(Directions):
Locate every line in the material below that has the word "this". Copy each of those lines.

══ Available records

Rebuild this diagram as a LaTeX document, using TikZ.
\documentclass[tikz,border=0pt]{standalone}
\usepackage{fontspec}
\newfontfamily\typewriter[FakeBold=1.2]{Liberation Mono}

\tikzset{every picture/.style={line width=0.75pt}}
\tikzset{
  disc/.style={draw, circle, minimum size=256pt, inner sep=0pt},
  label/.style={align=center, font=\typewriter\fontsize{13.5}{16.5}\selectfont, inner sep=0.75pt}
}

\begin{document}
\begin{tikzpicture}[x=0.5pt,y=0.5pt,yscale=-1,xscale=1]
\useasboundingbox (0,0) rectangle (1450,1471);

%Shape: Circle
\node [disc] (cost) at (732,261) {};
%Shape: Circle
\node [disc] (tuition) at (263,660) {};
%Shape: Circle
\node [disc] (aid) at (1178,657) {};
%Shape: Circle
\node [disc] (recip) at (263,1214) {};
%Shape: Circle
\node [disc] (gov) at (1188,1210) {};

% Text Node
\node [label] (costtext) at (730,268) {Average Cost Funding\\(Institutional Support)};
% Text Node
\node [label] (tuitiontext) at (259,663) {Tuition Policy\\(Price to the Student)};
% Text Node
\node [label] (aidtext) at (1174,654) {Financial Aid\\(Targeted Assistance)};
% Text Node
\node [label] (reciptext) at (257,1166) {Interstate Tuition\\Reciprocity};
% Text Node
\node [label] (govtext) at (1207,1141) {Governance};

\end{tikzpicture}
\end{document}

════
══ Available records

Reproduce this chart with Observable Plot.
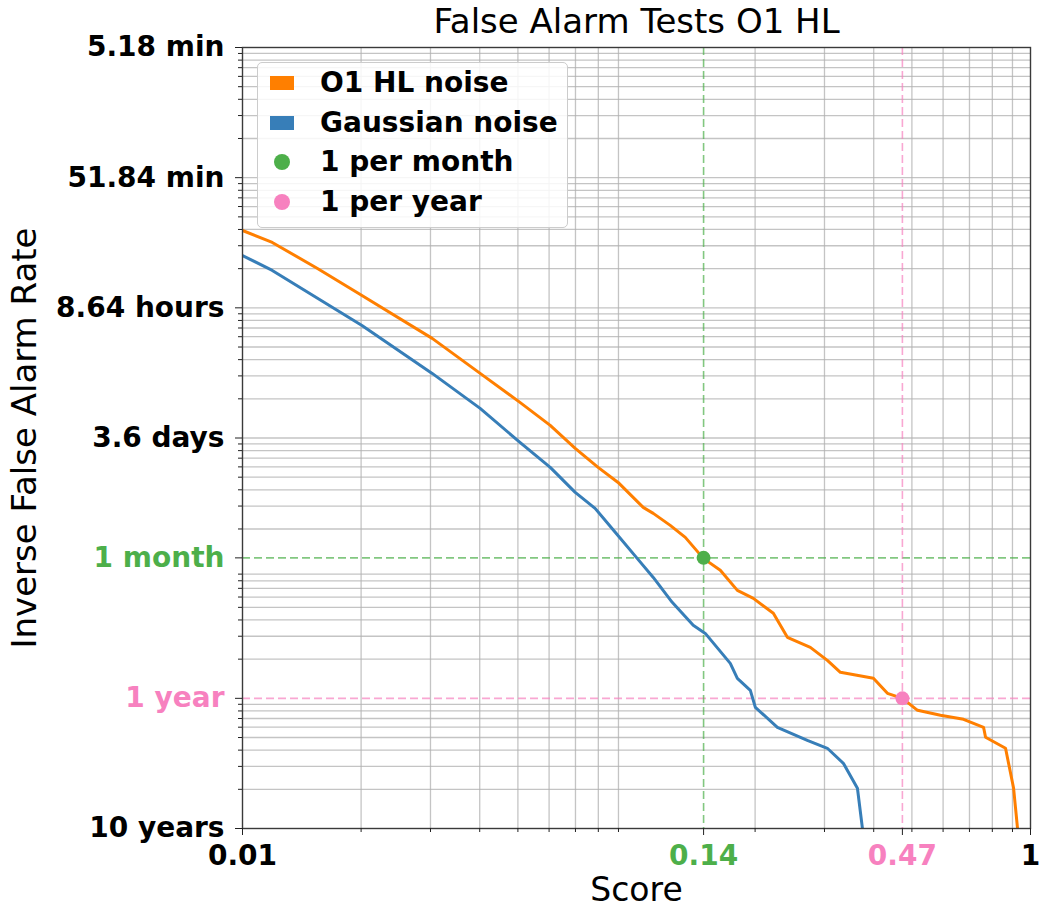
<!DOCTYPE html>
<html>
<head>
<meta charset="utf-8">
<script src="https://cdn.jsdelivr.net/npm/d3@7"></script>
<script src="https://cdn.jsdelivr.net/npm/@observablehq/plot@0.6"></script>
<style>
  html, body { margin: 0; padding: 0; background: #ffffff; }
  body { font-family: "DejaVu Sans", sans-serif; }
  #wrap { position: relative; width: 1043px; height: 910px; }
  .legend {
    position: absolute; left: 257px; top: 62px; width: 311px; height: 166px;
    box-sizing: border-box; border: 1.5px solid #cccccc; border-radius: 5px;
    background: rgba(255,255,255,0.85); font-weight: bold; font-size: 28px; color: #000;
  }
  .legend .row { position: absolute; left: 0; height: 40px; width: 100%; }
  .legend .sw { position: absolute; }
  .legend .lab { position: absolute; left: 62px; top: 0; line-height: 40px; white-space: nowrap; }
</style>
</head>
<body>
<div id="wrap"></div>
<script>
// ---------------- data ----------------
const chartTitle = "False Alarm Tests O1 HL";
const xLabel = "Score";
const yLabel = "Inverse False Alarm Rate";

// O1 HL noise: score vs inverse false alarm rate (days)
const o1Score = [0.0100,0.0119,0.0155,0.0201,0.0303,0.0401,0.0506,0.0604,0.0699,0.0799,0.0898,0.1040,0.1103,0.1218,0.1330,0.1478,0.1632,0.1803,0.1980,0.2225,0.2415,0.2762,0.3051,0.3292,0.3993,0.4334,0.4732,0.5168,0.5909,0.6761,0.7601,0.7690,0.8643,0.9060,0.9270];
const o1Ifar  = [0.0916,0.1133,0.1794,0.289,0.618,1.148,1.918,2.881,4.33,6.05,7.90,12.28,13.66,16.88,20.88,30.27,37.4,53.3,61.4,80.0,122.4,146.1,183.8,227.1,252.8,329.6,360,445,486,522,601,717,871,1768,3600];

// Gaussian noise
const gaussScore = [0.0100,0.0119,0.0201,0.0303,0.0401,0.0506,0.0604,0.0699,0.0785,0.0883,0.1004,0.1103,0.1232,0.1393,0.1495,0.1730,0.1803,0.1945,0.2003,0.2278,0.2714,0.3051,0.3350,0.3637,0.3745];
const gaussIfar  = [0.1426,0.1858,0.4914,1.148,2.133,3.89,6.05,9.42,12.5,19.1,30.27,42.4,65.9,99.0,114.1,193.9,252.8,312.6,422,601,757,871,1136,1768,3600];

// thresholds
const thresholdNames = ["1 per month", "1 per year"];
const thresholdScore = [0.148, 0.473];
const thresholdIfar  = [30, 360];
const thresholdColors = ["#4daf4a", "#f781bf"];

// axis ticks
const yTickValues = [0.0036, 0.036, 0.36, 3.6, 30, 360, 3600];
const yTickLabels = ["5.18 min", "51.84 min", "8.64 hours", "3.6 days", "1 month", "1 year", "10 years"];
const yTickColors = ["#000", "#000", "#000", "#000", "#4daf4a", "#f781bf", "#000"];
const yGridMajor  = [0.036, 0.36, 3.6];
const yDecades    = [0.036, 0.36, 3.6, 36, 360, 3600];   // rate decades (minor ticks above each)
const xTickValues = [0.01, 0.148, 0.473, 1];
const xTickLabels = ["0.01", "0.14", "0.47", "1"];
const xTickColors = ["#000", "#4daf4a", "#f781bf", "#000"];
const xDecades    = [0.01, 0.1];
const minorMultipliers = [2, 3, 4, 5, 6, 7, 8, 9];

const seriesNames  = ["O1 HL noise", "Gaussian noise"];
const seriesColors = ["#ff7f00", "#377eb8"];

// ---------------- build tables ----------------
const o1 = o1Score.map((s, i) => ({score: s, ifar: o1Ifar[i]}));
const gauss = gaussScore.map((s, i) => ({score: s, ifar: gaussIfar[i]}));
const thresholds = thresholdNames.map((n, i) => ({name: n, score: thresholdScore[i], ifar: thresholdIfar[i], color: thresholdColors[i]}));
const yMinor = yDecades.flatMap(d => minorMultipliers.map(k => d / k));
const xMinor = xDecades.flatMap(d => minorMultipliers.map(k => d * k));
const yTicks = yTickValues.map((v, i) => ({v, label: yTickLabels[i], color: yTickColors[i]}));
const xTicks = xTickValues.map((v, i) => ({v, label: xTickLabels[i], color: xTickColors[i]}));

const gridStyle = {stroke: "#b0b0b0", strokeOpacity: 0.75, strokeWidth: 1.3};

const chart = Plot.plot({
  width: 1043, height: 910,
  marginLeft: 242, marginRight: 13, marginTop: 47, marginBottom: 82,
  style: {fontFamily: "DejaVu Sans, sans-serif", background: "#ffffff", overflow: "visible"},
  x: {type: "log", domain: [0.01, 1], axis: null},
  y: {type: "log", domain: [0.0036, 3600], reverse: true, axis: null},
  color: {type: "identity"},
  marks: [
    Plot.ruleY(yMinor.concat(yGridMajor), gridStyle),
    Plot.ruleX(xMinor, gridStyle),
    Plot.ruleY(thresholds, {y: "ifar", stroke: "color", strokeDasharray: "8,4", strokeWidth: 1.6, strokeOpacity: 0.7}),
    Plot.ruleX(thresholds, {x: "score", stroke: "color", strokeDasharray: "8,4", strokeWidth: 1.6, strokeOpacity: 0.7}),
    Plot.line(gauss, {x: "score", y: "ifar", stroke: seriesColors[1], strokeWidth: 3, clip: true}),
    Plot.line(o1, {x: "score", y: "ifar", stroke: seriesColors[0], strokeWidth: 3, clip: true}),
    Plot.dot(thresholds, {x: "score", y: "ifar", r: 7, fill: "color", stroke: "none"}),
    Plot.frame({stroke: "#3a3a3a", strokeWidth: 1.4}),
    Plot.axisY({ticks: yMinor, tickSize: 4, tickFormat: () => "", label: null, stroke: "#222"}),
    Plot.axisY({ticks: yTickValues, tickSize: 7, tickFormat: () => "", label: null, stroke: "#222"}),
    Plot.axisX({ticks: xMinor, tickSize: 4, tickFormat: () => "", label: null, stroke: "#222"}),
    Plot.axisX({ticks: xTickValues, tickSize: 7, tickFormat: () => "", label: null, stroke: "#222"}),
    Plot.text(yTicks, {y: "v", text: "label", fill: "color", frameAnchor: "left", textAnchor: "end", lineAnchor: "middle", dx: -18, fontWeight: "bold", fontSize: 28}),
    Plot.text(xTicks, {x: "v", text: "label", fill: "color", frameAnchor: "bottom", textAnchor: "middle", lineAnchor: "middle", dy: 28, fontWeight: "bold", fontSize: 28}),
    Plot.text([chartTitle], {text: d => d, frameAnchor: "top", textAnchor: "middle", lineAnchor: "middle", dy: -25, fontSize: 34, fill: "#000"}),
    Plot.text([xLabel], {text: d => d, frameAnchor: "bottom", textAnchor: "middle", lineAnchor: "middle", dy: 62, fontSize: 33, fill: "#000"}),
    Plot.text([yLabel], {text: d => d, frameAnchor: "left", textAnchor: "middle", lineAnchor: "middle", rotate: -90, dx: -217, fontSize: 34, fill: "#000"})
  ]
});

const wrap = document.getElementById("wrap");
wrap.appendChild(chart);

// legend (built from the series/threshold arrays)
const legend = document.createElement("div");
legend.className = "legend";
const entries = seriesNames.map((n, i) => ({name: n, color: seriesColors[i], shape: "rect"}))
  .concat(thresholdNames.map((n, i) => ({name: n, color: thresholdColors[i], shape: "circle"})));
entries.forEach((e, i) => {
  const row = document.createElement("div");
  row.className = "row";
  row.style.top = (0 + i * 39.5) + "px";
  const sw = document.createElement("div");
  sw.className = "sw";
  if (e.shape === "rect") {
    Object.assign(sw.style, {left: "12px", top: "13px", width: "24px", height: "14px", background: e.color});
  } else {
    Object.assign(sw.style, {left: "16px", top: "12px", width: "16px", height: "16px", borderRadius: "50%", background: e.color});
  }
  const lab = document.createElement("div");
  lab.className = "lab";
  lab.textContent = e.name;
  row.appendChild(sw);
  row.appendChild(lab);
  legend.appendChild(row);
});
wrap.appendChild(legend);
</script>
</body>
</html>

════

(Exercise response):
Rebuild this diagram as a LaTeX document, using TikZ.
Reproduce this chart with Observable Plot.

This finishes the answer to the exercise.